- TASK DESCRIPTION: What follows is a set of entries. Give them again exactly, without the pictures.
— Begin RECORDED INFORMATION —
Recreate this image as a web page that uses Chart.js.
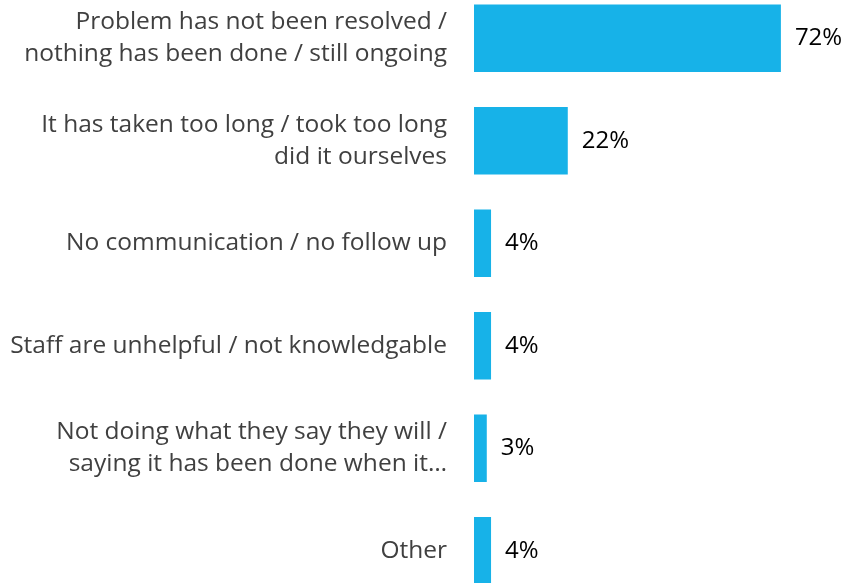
<!DOCTYPE html>
<html>
<head>
<meta charset="utf-8">
<script src="https://cdn.jsdelivr.net/npm/chart.js@4/dist/chart.umd.min.js"></script>
<style>
    html, body { margin: 0; padding: 0; background: #ffffff; overflow: hidden; }
    #wrap { position: absolute; left: 0; top: -13px; width: 848px; height: 615px; }
</style>
</head>
<body>
<div id="wrap"><canvas id="grafico"></canvas></div>
<script>
const categorias = [
    ["Problem has not been resolved /", "nothing has been done / still ongoing"],
    ["It has taken too long / took too long", "did it ourselves"],
    "No communication / no follow up",
    "Staff are unhelpful / not knowledgable",
    ["Not doing what they say they will /", "saying it has been done when it\u2026"],
    "Other"
];
const valores = [72, 22, 4, 4, 3, 4];

const rotulosValor = {
    id: "rotulosValor",
    afterDatasetsDraw(chart) {
        const ctx = chart.ctx;
        const meta = chart.getDatasetMeta(0);
        ctx.save();
        ctx.font = "24px 'Open Sans'";
        ctx.fillStyle = "#000000";
        ctx.textAlign = "left";
        ctx.textBaseline = "middle";
        meta.data.forEach((barra, i) => {
            ctx.fillText(valores[i] + "%", barra.x + 14, barra.y);
        });
        ctx.restore();
    }
};

const ctx = document.getElementById("grafico").getContext("2d");

new Chart(ctx, {
    type: "bar",
    data: {
        labels: categorias,
        datasets: [{
            data: valores,
            backgroundColor: "#17B2E8",
            barPercentage: 0.66,
            categoryPercentage: 1
        }]
    },
    options: {
        indexAxis: "y",
        responsive: true,
        maintainAspectRatio: false,
        animation: false,
        layout: {
            padding: { left: 0, right: 33, top: 0, bottom: 0 }
        },
        scales: {
            x: {
                display: false,
                min: 0,
                max: 80
            },
            y: {
                grid: { display: false, drawTicks: false },
                border: { display: false },
                afterFit(scale) {
                    scale.width = 474;
                    scale.paddingTop = 0;
                    scale.paddingBottom = 0;
                },
                ticks: {
                    padding: 27,
                    color: "#404040",
                    font: { size: 24.5, family: "Open Sans", lineHeight: 1.3 }
                }
            }
        },
        plugins: {
            legend: { display: false },
            tooltip: { enabled: false }
        }
    },
    plugins: [rotulosValor]
});
</script>
</body>
</html>
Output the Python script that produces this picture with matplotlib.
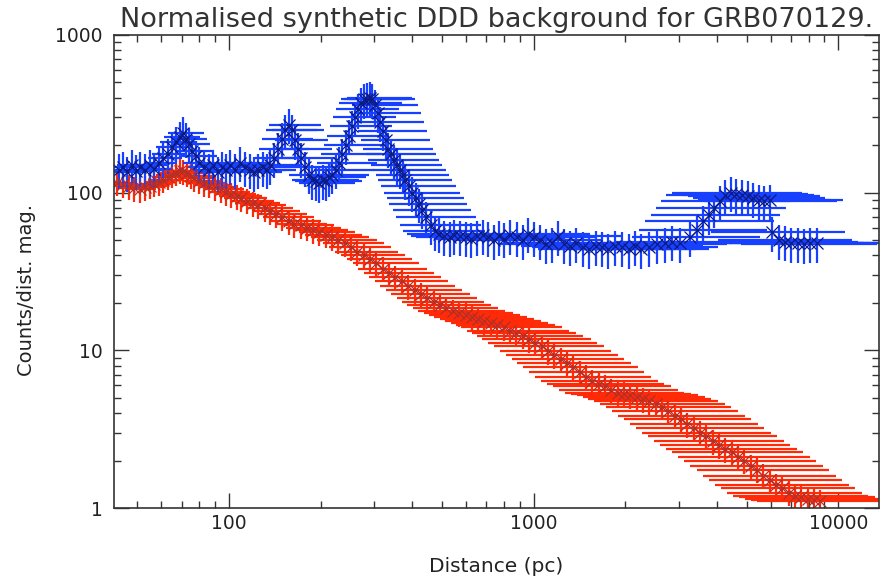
— End RECORDED INFORMATION —
- ANSWER TO THIS PROBLEM:
Recreate this image as a web page that uses Chart.js.
<!DOCTYPE html>
<html>
<head>
<meta charset="utf-8">
<script src="https://cdn.jsdelivr.net/npm/chart.js@4/dist/chart.umd.min.js"></script>
<style>
    html, body { margin: 0; padding: 0; background: #ffffff; overflow: hidden; }
    #wrap { position: absolute; left: 0; top: -13px; width: 848px; height: 615px; }
</style>
</head>
<body>
<div id="wrap"><canvas id="grafico"></canvas></div>
<script>
const categorias = [
    ["Problem has not been resolved /", "nothing has been done / still ongoing"],
    ["It has taken too long / took too long", "did it ourselves"],
    "No communication / no follow up",
    "Staff are unhelpful / not knowledgable",
    ["Not doing what they say they will /", "saying it has been done when it\u2026"],
    "Other"
];
const valores = [72, 22, 4, 4, 3, 4];

const rotulosValor = {
    id: "rotulosValor",
    afterDatasetsDraw(chart) {
        const ctx = chart.ctx;
        const meta = chart.getDatasetMeta(0);
        ctx.save();
        ctx.font = "24px 'Open Sans'";
        ctx.fillStyle = "#000000";
        ctx.textAlign = "left";
        ctx.textBaseline = "middle";
        meta.data.forEach((barra, i) => {
            ctx.fillText(valores[i] + "%", barra.x + 14, barra.y);
        });
        ctx.restore();
    }
};

const ctx = document.getElementById("grafico").getContext("2d");

new Chart(ctx, {
    type: "bar",
    data: {
        labels: categorias,
        datasets: [{
            data: valores,
            backgroundColor: "#17B2E8",
            barPercentage: 0.66,
            categoryPercentage: 1
        }]
    },
    options: {
        indexAxis: "y",
        responsive: true,
        maintainAspectRatio: false,
        animation: false,
        layout: {
            padding: { left: 0, right: 33, top: 0, bottom: 0 }
        },
        scales: {
            x: {
                display: false,
                min: 0,
                max: 80
            },
            y: {
                grid: { display: false, drawTicks: false },
                border: { display: false },
                afterFit(scale) {
                    scale.width = 474;
                    scale.paddingTop = 0;
                    scale.paddingBottom = 0;
                },
                ticks: {
                    padding: 27,
                    color: "#404040",
                    font: { size: 24.5, family: "Open Sans", lineHeight: 1.3 }
                }
            }
        },
        plugins: {
            legend: { display: false },
            tooltip: { enabled: false }
        }
    },
    plugins: [rotulosValor]
});
</script>
</body>
</html>
Output the Python script that produces this picture with matplotlib.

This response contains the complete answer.